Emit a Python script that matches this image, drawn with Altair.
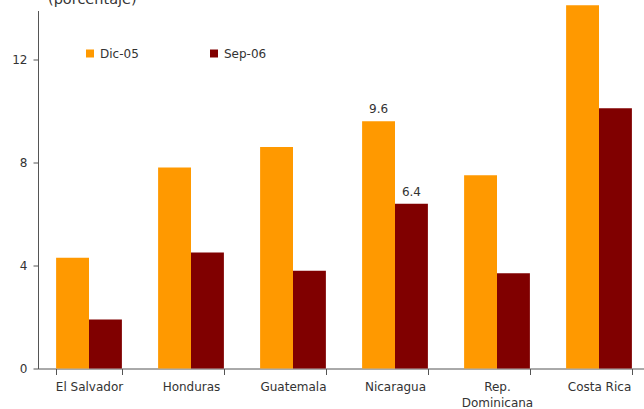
import altair as alt
import pandas as pd

# Bank indicator by country, December 2005 vs September 2006 (percent)
countries = ["El Salvador", "Honduras", "Guatemala", "Nicaragua", "Rep. Dominicana", "Costa Rica"]
dic_05 = [4.3, 7.8, 8.6, 9.6, 7.5, 14.1]
sep_06 = [1.9, 4.5, 3.8, 6.4, 3.7, 10.1]
series = ["Dic-05", "Sep-06"]
colors = ["#FF9900", "#800000"]
labelled = ["Nicaragua"]
y_ticks = [0, 4, 8, 12]
unit_label = "(porcentaje)"

rows = []
for c, a, b in zip(countries, dic_05, sep_06):
    rows.append({"pais": c, "serie": series[0], "valor": a})
    rows.append({"pais": c, "serie": series[1], "valor": b})
df = pd.DataFrame(rows)

FONT = "DejaVu Sans"
TXT = "#333333"
AXC = "#555555"

x_enc = alt.X(
    "pais:N",
    sort=countries,
    scale=alt.Scale(range=[0, 612], paddingInner=0.355, paddingOuter=0.1775),
    axis=alt.Axis(
        title=None,
        labelAngle=0,
        tickBand="extent",
        tickSize=6,
        labelPadding=7,
        labelFontSize=12,
        labelLineHeight=16,
        labelExpr="datum.label == 'Rep. Dominicana' ? ['Rep.', 'Dominicana'] : datum.label",
    ),
)
xo_enc = alt.XOffset("serie:N", sort=series, scale=alt.Scale(paddingInner=0, paddingOuter=0))
y_enc = alt.Y(
    "valor:Q",
    scale=alt.Scale(domain=[0, 13.9], nice=False),
    axis=alt.Axis(title=None, values=y_ticks, tickSize=5, labelPadding=6, labelFontSize=12, grid=False),
)

bars = alt.Chart(df).mark_bar().encode(
    x=x_enc,
    xOffset=xo_enc,
    y=y_enc,
    color=alt.Color(
        "serie:N",
        sort=series,
        scale=alt.Scale(domain=series, range=colors),
        legend=alt.Legend(
            title=None,
            orient="none",
            legendX=46,
            legendY=37,
            direction="horizontal",
            symbolType="square",
            symbolSize=64,
            symbolStrokeWidth=0,
            labelFontSize=12,
            labelOffset=4,
            columnPadding=69,
            padding=0,
        ),
    ),
)

labels = (
    alt.Chart(df)
    .transform_filter(alt.FieldOneOfPredicate(field="pais", oneOf=labelled))
    .mark_text(dy=-8, baseline="alphabetic", fontSize=12, font=FONT, color=TXT)
    .encode(x=x_enc, xOffset=xo_enc, y=y_enc, text=alt.Text("valor:Q", format=".1f"))
)

# Unit note above the plot, partly past the top edge
unit = (
    alt.Chart(pd.DataFrame({"t": [unit_label]}))
    .mark_text(align="left", baseline="alphabetic", fontSize=14.5, font=FONT, color=TXT)
    .encode(x=alt.value(10), y=alt.value(-7), text="t:N")
)

chart = (
    alt.layer(bars, labels, unit)
    .properties(
        width=606,
        height=358,
        autosize=alt.AutoSizeParams(type="none"),
        padding={"left": 38, "top": 10.5, "right": 0, "bottom": 41},
    )
    .configure_view(stroke=None)
    .configure_axis(
        labelFont=FONT,
        labelColor=TXT,
        domainColor=AXC,
        tickColor=AXC,
        domainWidth=1,
        tickWidth=1,
    )
    .configure_legend(labelFont=FONT, labelColor=TXT)
)

chart.save("out.html", embed_options={"renderer": "svg", "actions": False})
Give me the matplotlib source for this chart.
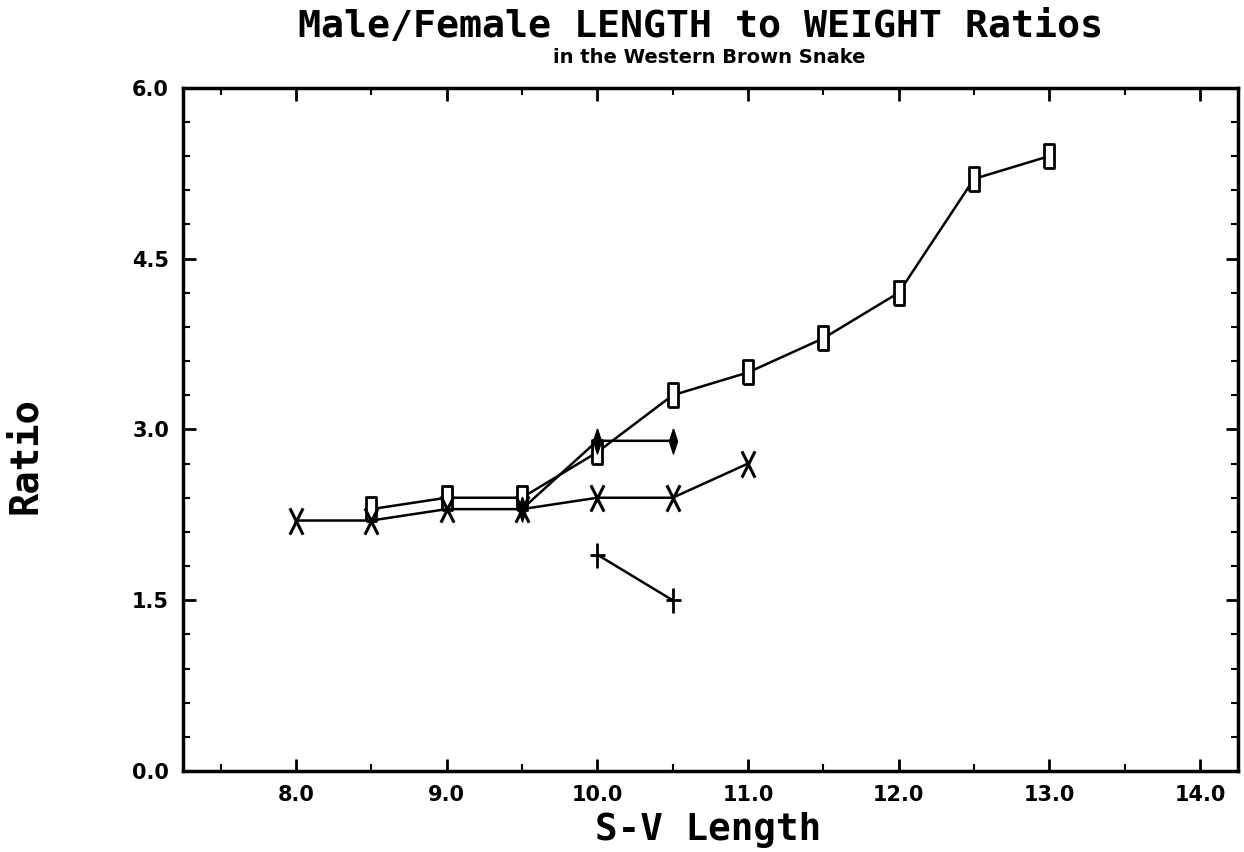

Task objective:
Repeat the data exactly in full, omitting its pictures.

Output:
Emit a Python script that matches this image, drawn with Altair.
import altair as alt
import pandas as pd

# Bank indicator by country, December 2005 vs September 2006 (percent)
countries = ["El Salvador", "Honduras", "Guatemala", "Nicaragua", "Rep. Dominicana", "Costa Rica"]
dic_05 = [4.3, 7.8, 8.6, 9.6, 7.5, 14.1]
sep_06 = [1.9, 4.5, 3.8, 6.4, 3.7, 10.1]
series = ["Dic-05", "Sep-06"]
colors = ["#FF9900", "#800000"]
labelled = ["Nicaragua"]
y_ticks = [0, 4, 8, 12]
unit_label = "(porcentaje)"

rows = []
for c, a, b in zip(countries, dic_05, sep_06):
    rows.append({"pais": c, "serie": series[0], "valor": a})
    rows.append({"pais": c, "serie": series[1], "valor": b})
df = pd.DataFrame(rows)

FONT = "DejaVu Sans"
TXT = "#333333"
AXC = "#555555"

x_enc = alt.X(
    "pais:N",
    sort=countries,
    scale=alt.Scale(range=[0, 612], paddingInner=0.355, paddingOuter=0.1775),
    axis=alt.Axis(
        title=None,
        labelAngle=0,
        tickBand="extent",
        tickSize=6,
        labelPadding=7,
        labelFontSize=12,
        labelLineHeight=16,
        labelExpr="datum.label == 'Rep. Dominicana' ? ['Rep.', 'Dominicana'] : datum.label",
    ),
)
xo_enc = alt.XOffset("serie:N", sort=series, scale=alt.Scale(paddingInner=0, paddingOuter=0))
y_enc = alt.Y(
    "valor:Q",
    scale=alt.Scale(domain=[0, 13.9], nice=False),
    axis=alt.Axis(title=None, values=y_ticks, tickSize=5, labelPadding=6, labelFontSize=12, grid=False),
)

bars = alt.Chart(df).mark_bar().encode(
    x=x_enc,
    xOffset=xo_enc,
    y=y_enc,
    color=alt.Color(
        "serie:N",
        sort=series,
        scale=alt.Scale(domain=series, range=colors),
        legend=alt.Legend(
            title=None,
            orient="none",
            legendX=46,
            legendY=37,
            direction="horizontal",
            symbolType="square",
            symbolSize=64,
            symbolStrokeWidth=0,
            labelFontSize=12,
            labelOffset=4,
            columnPadding=69,
            padding=0,
        ),
    ),
)

labels = (
    alt.Chart(df)
    .transform_filter(alt.FieldOneOfPredicate(field="pais", oneOf=labelled))
    .mark_text(dy=-8, baseline="alphabetic", fontSize=12, font=FONT, color=TXT)
    .encode(x=x_enc, xOffset=xo_enc, y=y_enc, text=alt.Text("valor:Q", format=".1f"))
)

# Unit note above the plot, partly past the top edge
unit = (
    alt.Chart(pd.DataFrame({"t": [unit_label]}))
    .mark_text(align="left", baseline="alphabetic", fontSize=14.5, font=FONT, color=TXT)
    .encode(x=alt.value(10), y=alt.value(-7), text="t:N")
)

chart = (
    alt.layer(bars, labels, unit)
    .properties(
        width=606,
        height=358,
        autosize=alt.AutoSizeParams(type="none"),
        padding={"left": 38, "top": 10.5, "right": 0, "bottom": 41},
    )
    .configure_view(stroke=None)
    .configure_axis(
        labelFont=FONT,
        labelColor=TXT,
        domainColor=AXC,
        tickColor=AXC,
        domainWidth=1,
        tickWidth=1,
    )
    .configure_legend(labelFont=FONT, labelColor=TXT)
)

chart.save("out.html", embed_options={"renderer": "svg", "actions": False})
Give me the matplotlib source for this chart.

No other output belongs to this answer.